Since I have been blogging on the Book of Genesis a lot lately I thought I should mention a book that I had the opportunity to index prior to publication: The Book of Genesis: Composition, Reception, and Interpretation edited by Craig A. Evans, Joel N. Lohr, and David L. Petersen. It is part of Brill’s Supplements to Vetus Testamentum series . This is the official description from Brill:
Written by leading experts in the field, The Book of Genesis: Composition, Reception, and Interpretation offers a wide-ranging treatment of the main aspects of Genesis study. Its twenty-nine essays fall under four main sections. The first section contains studies of a more general nature, including the history of Genesis in critical study, Genesis in literary and historical study, as well as the function of Genesis in the Pentateuch. The second section contains commentary on or interpretation of specific passages (or sections) of Genesis, as well as essays on its formation, genres, and themes. The third section contains essays on the textual history and reception of Genesis in Judaism, Christianity, and Islam. The final section explores the theologies of the book of Genesis, including essays on Genesis and ecology and Genesis in the context of Jewish thought.

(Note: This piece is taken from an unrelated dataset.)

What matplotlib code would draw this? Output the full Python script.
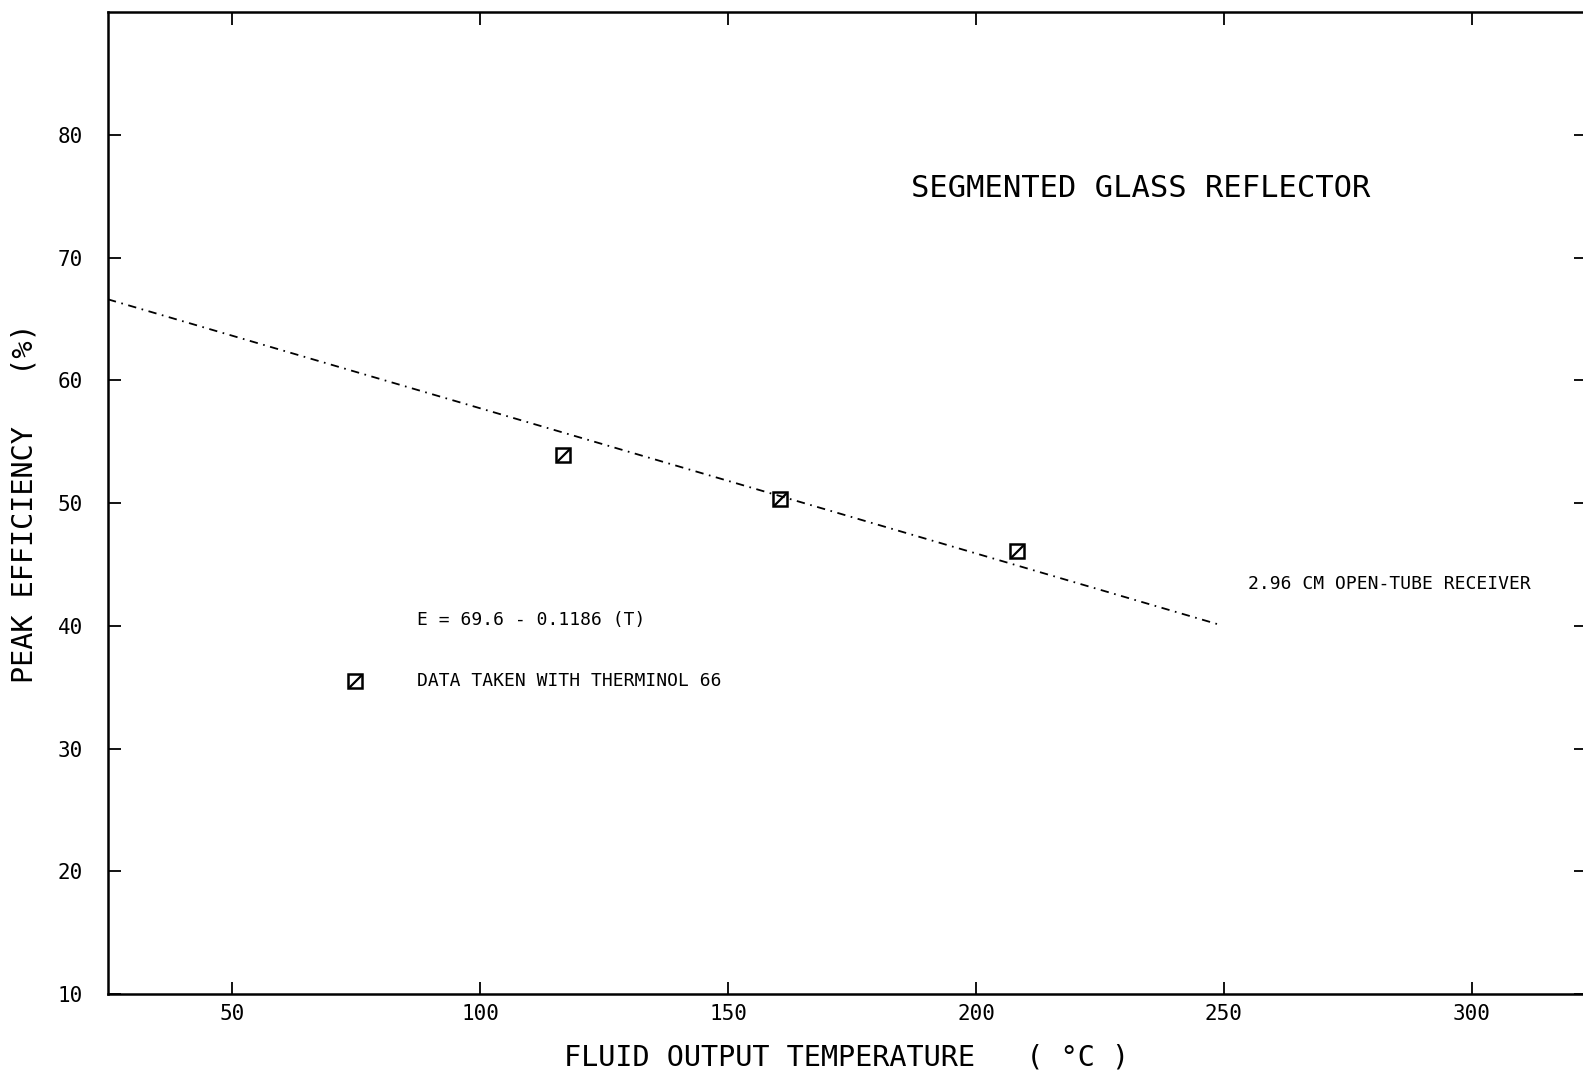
import matplotlib
matplotlib.use("Agg")
import matplotlib.pyplot as plt
from matplotlib.path import Path

plt.rcParams['font.family'] = ['DejaVu Sans Mono', 'DejaVu Sans']
plt.rcParams['lines.scale_dashes'] = False

# data
temps = [116.8, 160.5, 208.2]
effs = [53.9, 50.3, 46.1]
fit_x = [25, 249]
fit_y = [66.6, 40.1]
legend_pt_x = [74.8]
legend_pt_y = [35.5]
xticks = [50, 100, 150, 200, 250, 300]
yticks = [10, 20, 30, 40, 50, 60, 70, 80]

fig = plt.figure(figsize=(15.83, 10.74), dpi=100)
ax = fig.add_axes([0.0682, 0.0745, 0.9337, 0.9142])
ax.set_xlim(25, 323)
ax.set_ylim(10, 90)

ax.plot(fit_x, fit_y, color='black', lw=1.3, dashes=(6, 4, 1.2, 4))

slash = Path([(-0.45, -0.45), (0.45, 0.45)], [Path.MOVETO, Path.LINETO])
for xs, ys in [(temps, effs), (legend_pt_x, legend_pt_y)]:
    ax.plot(xs, ys, ls='none', marker='s', ms=10, mfc='none', mec='black', mew=1.8)
    ax.plot(xs, ys, ls='none', marker=slash, ms=9, mec='black', mew=1.6)

ax.set_xticks(xticks)
ax.set_yticks(yticks)
ax.tick_params(direction='in', top=True, right=True, length=9, width=1.3,
               labelsize=15)
ax.tick_params(axis='x', pad=7)
ax.tick_params(axis='y', pad=18)
for s in ax.spines.values():
    s.set_linewidth(1.8)

ax.set_xlabel('FLUID OUTPUT TEMPERATURE   ( °C )', fontsize=20.5, labelpad=14)
ax.set_ylabel('PEAK EFFICIENCY   (%)', fontsize=20.5, labelpad=14)

ax.text(187, 75.6, 'SEGMENTED GLASS REFLECTOR', fontsize=22, va='center', ha='left')
ax.text(87.3, 40.5, 'E = 69.6 - 0.1186 (T)', fontsize=13, va='center', ha='left')
ax.text(87.3, 35.5, 'DATA TAKEN WITH THERMINOL 66', fontsize=13, va='center', ha='left')
ax.text(254.8, 43.4, '2.96 CM OPEN-TUBE RECEIVER', fontsize=13, va='center', ha='left')

fig.savefig('out.png', dpi=100)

I received a gift copy from Brill for my work on it (special “thank you” to Dr. Evans), so I don’t recommend every individual purchase it, especially because it is listed at $273.00. But if you use this link here there is a form for recommending it to your local librarian. I do recommend that!
The book is broken down into “General Topics,” “Issues of Interpretation,”Textual Transmission and Reception History,” and “Genesis and Theology.” There are studies on how Genesis fits into the Pentateuch (Konrad Schmid), its historical context (Ronald Hendel), and literary analysis (Robert S. Kawashima). The essays on interpretation cover a range of topics like “Abraham Traditions in the Hebrew Bible Outside the Book of Genesis” by Thomas Romer, “The Jacob Tradition” by Erhard Blum, “The World of the Family in Genesis” by Naomi A. Steinberg among others. Some of the essays on textual transmission and reception history (the largest section) include John Byron’s “Cain and Abel in Second Temple Literature and Beyond,” Sidnie White Crawford’s “Genesis in the Dead Sea Scrolls,” Robert J.V. Hiebert’s “Textual and Translation Issues in Greek Genesis,” Craig A. Evans’, “Genesis in the New Testament,” Bruce Chilton’s “Genesis in Aramaic: The Example of Chapter 22,” Burton L. Visotzky’s “Genesis in Rabbinic Tradition,” and Carol Bakhos’ “Genesis, the Qur’an and Islamic Interpretation” among others. The theological essays deal with the overall theology of the book (Joel S. Kaminsky), Genesis in Jewish thought (Marvin A. Sweeney), and Genesis and ecology (Terence E. Fretheim). As you can see, the content is broad and diverse.
It is a Brill Publication so it is highly academic, obviously well-researched, and useful for students.
This series proves promising with Exodus next in line. Again, if you can convince your librarian to purchase this volume it will be worth the effort.